The Movie Waffler New Release Review - HIGH-RISE | The Movie Waffler


New Release Review - HIGH-RISE

Relations become increasingly strained among the residents of an exclusive tower block.

Review by Eric Hillis (@hilliseric)

Directed by: Ben Wheatley

Starring: Tom Hiddleston, Jeremy Irons, Sienna Miller, Luke Evans, Elizabeth Moss

In what era should a movie version of Ballard's novel be set? Is it still relevant? Ben Wheatley has answered the former question by resolutely setting his adaptation in 1975, but his film leaves the latter question unanswered.

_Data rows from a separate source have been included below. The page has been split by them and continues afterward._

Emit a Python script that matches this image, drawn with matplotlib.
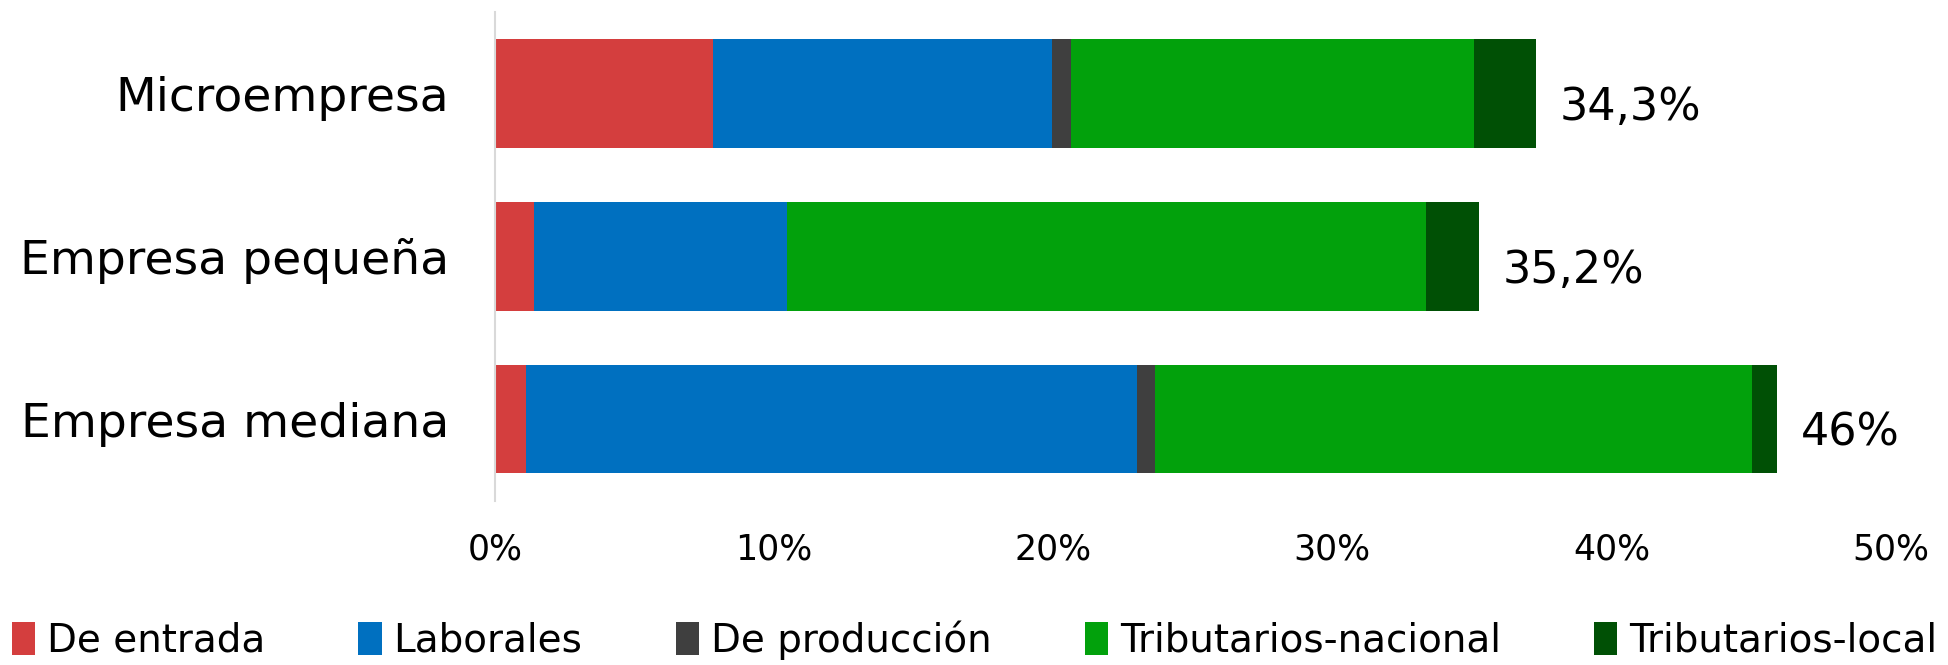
import matplotlib.pyplot as plt
import numpy as np

categories = ["Microempresa", "Empresa pequeña", "Empresa mediana"]
series_names = ["De entrada", "Laborales", "De producción",
                "Tributarios-nacional", "Tributarios-local"]
colors = ["#D43E3E", "#0070C0", "#3F3F3F", "#02A10C", "#005005"]

# values (percent)
de_entrada = [7.8, 1.4, 1.1]
laborales = [12.15, 9.05, 21.9]
de_produccion = [0.68, 0.0, 0.64]
trib_nacional = [14.45, 22.9, 21.4]
trib_local = [2.2, 1.9, 0.9]
total_labels = ["34,3%", "35,2%", "46%"]

series = [de_entrada, laborales, de_produccion, trib_nacional, trib_local]

plt.rcParams["font.family"] = ["DejaVu Sans"]

fig = plt.figure(figsize=(19.49, 6.65), dpi=100)
ax = fig.add_axes([0.254, 0.247, 0.716, 0.735])

y = np.arange(len(categories))
left = np.zeros(len(categories))
for name, vals, c in zip(series_names, series, colors):
    ax.barh(y, vals, left=left, height=0.665, color=c, label=name)
    left += np.array(vals)

for yi, tot, lab in zip(y, left, total_labels):
    ax.annotate(lab, (tot, yi), xytext=(17, -10), textcoords="offset points",
                ha="left", va="center", fontsize=32)

ax.set_xlim(0, 50)
ax.set_ylim(2.5, -0.5)
ax.set_yticks(y)
ax.set_yticklabels(categories, fontsize=34)
ax.set_xticks(range(0, 51, 10))
ax.set_xticklabels([f"{v}%" for v in range(0, 51, 10)], fontsize=25)
ax.tick_params(length=0)
ax.tick_params(axis="y", pad=33)
ax.tick_params(axis="x", pad=23)
for s in ["top", "right", "bottom"]:
    ax.spines[s].set_visible(False)
ax.spines["left"].set_color("#D9D9D9")
ax.spines["left"].set_linewidth(1.5)

fig.legend(loc="lower center", bbox_to_anchor=(0.5, -0.045), ncol=5,
           frameon=False, fontsize=28, handlelength=0.6, handleheight=0.9,
           handletextpad=0.3, columnspacing=2.4)

fig.savefig("out.png", dpi=100)
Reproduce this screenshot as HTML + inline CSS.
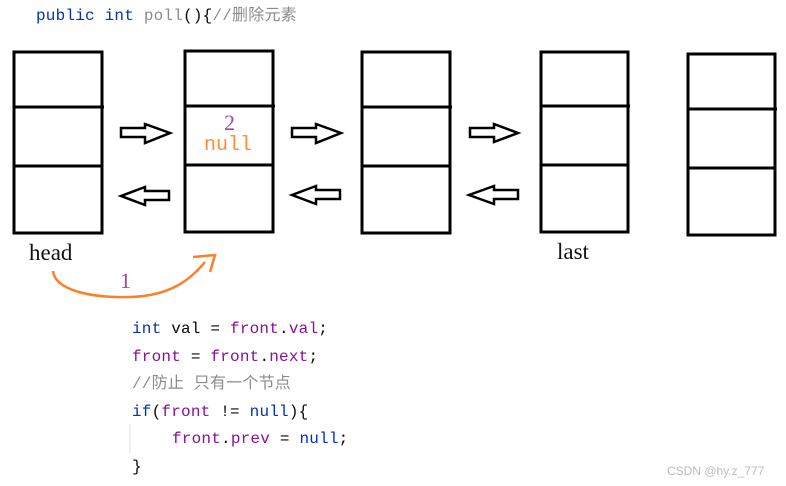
<!DOCTYPE html>
<html><head><meta charset="utf-8"><style>
body{margin:0;width:786px;height:486px;background:#fff;overflow:hidden;position:relative}
.c{position:absolute;font-family:"Liberation Mono","Noto Sans CJK SC",monospace;font-size:16px;letter-spacing:0.2px;white-space:pre;line-height:18px}
.k{color:#0033b3}.p{color:#871094}.g{color:#8c8c8c}.t{color:#080808}
</style></head><body>
<svg width="786" height="486" style="position:absolute;left:0;top:0">
<g fill="none" stroke="#000" stroke-width="3">
<rect x="14" y="52" width="88" height="181"/><line x1="14" y1="107" x2="104" y2="107"/><line x1="14" y1="166" x2="102" y2="166"/>
<rect x="185" y="51" width="88" height="181"/><line x1="185" y1="106" x2="275" y2="106"/><line x1="185" y1="165" x2="273" y2="165"/>
<rect x="362" y="52" width="88" height="181"/><line x1="362" y1="107" x2="452" y2="107"/><line x1="362" y1="166" x2="450" y2="166"/>
<rect x="541" y="52" width="87" height="180"/><line x1="541" y1="106" x2="630" y2="106"/><line x1="541" y1="165" x2="628" y2="165"/>
<rect x="688" y="54" width="87" height="181"/><line x1="688" y1="109" x2="777" y2="109"/><line x1="688" y1="168" x2="775" y2="168"/>
</g>
<g fill="#fff" stroke="#000" stroke-width="2.5" stroke-linejoin="miter">
<polygon points="121,128 145,128 145,124 170,133 145,143 145,137 121,137"/>
<polygon points="292,128 316,128 316,124 341,133 316,143 316,137 292,137"/>
<polygon points="470,128 494,128 494,124 518,133 494,142 494,137 470,137"/>
<polygon points="169,191 145,191 145,187 121,196 145,205 145,200 169,200"/>
<polygon points="340,190 316,190 316,186 292,195 316,204 316,199 340,199"/>
<polygon points="518,190 494,190 494,186 469,195 494,204 494,199 518,199"/>
</g>
<path d="M53,271 C55,290 90,298 130,297 C170,296 190,280 205,262" fill="none" stroke="#ff7f27" stroke-width="2.5"/>
<path d="M193,257 L215,255 L210,272" fill="none" stroke="#ff7f27" stroke-width="2.5"/>
<text x="29" y="260" font-family="Liberation Serif" font-size="23" fill="#111">head</text>
<text x="557" y="259" font-family="Liberation Serif" font-size="23" fill="#111">last</text>
<text x="120" y="288" font-family="Liberation Serif" font-size="22" fill="#a349a4">1</text>
<text x="224" y="130" font-family="Liberation Serif" font-size="22" fill="#a349a4">2</text>
<text x="204" y="150" font-family="Liberation Mono" font-size="20" fill="#ff8c3a">null</text>
<line x1="130" y1="424" x2="130" y2="453" stroke="#ddd" stroke-width="1"/>
</svg>
<div class="c" style="left:36px;top:7px"><span class="k">public int</span> <span class="g">poll</span><span class="t">(){</span><span class="g">//删除元素</span></div>
<div class="c" style="left:132px;top:320px"><span class="k">int</span><span class="t"> val = </span><span class="p">front</span><span class="t">.</span><span class="p">val</span><span class="t">;</span></div>
<div class="c" style="left:132px;top:348px"><span class="p">front</span><span class="t"> = </span><span class="p">front</span><span class="t">.</span><span class="p">next</span><span class="t">;</span></div>
<div class="c" style="left:132px;top:375px"><span class="g">//防止 只有一个节点</span></div>
<div class="c" style="left:132px;top:403px"><span class="k">if</span><span class="t">(</span><span class="p">front</span><span class="t"> != </span><span class="k">null</span><span class="t">){</span></div>
<div class="c" style="left:172px;top:430px"><span class="p">front</span><span class="t">.</span><span class="p">prev</span><span class="t"> = </span><span class="k">null</span><span class="t">;</span></div>
<div class="c" style="left:132px;top:458px"><span class="t">}</span></div>
<div style="position:absolute;left:667px;top:464px;font-family:'Liberation Sans',sans-serif;font-size:12px;color:#bbb">CSDN @hy.z_777</div>
</body></html>
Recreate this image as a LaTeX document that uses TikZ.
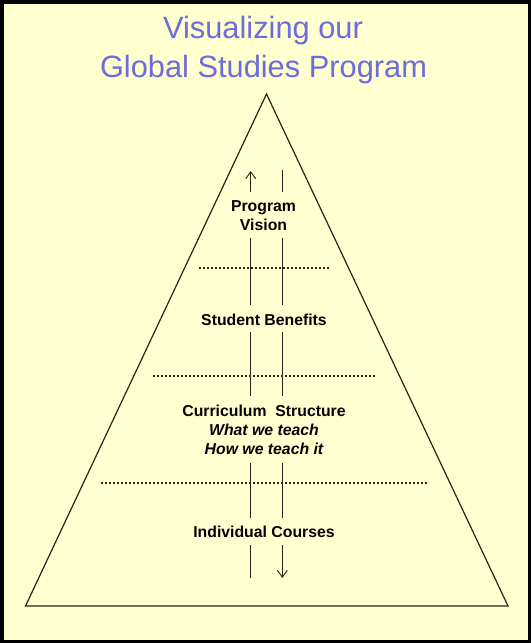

For those of us of a pre-millenial generation, there's something surreal about living in the year 2016, having grown up with science fiction movies and TV shows whose timelines we've now long passed. Escape From New York takes place 19 years ago; the 'future' of Back to the Future 2 is now consigned to the past; and a Blade Runner sequel will arrive roughly a year from the events of the first film.
JG Ballard's 1975 novel was, at time of publishing, set in a near future, which has of course since become a distant past. It's for this reason that a screen adaptation has been flirted with but ultimately passed over by several filmmakers over the last 40 years. In what era should a movie version be set? Is it still relevant? Ben Wheatley has answered the former question by resolutely setting his adaptation in 1975, but his film leaves the latter question unanswered.
Wheatley embraces the 1975 setting to a fetishistic degree. The men resemble the guests of Fawlty Towers, all sideburns and bloodshot eyes, while the women seem to have been based on the heroines of '70s Italian giallo thrillers, their exaggerated beauty lending a grotesque quality. The soundtrack blends hits of the day with modern, electronic covers of such.
Into this milieu walks Robert Laing (Tom Hiddleston), a charming but withdrawn doctor who takes an apartment on one of the middle floors of the titular upscale housing project. Initially he makes acquaintances among the residents of surrounding floors, who roughly fall into his own middle class bracket. Then he is summoned like a fresh prison inmate to meet the building's architect, Anthony Royal (Jeremy Irons), a millionaire who resides on the building's top floor, above similarly affluent residents on the higher floors. Laing finds himself caught in the middle of a burgeoning class war as tensions rise like an express elevator throughout the building.
Wheatley and screenwriter Amy Jump do a fine job of establishing and introducing us to this world in the opening act, but once the narrative concrete has set, they promptly demolish their film in tandem with their protagonists' destruction of the building. There's little to no escalation of tension among the residents, and the inciting incident that prompts the violent class civil war inside the building's walls - middle class kids denied use of a swimming pool by partying toffs - is bizarrely never shown, merely referred to in a line of dialogue. As such, when all hell breaks loose it seems to come out of nowhere.
For most of the film's second half, Wheatley layers on montage after montage of wanton destruction, like an 'edgy' director filming an Ikea commercial in which people splash paint around a lot, rarely settling down to explore any of this in depth. But maybe that's the point, and there simply is no depth to this story at this point. Ballard's novel was contemporaneously followed by movies like Cronenberg's Shivers and Romero's Dawn of the Dead, which hold up today as vastly superior explorations of consumerist dehumanisation than Wheatley's film, which ultimately is just another slice of soulless cinematic nostalgia.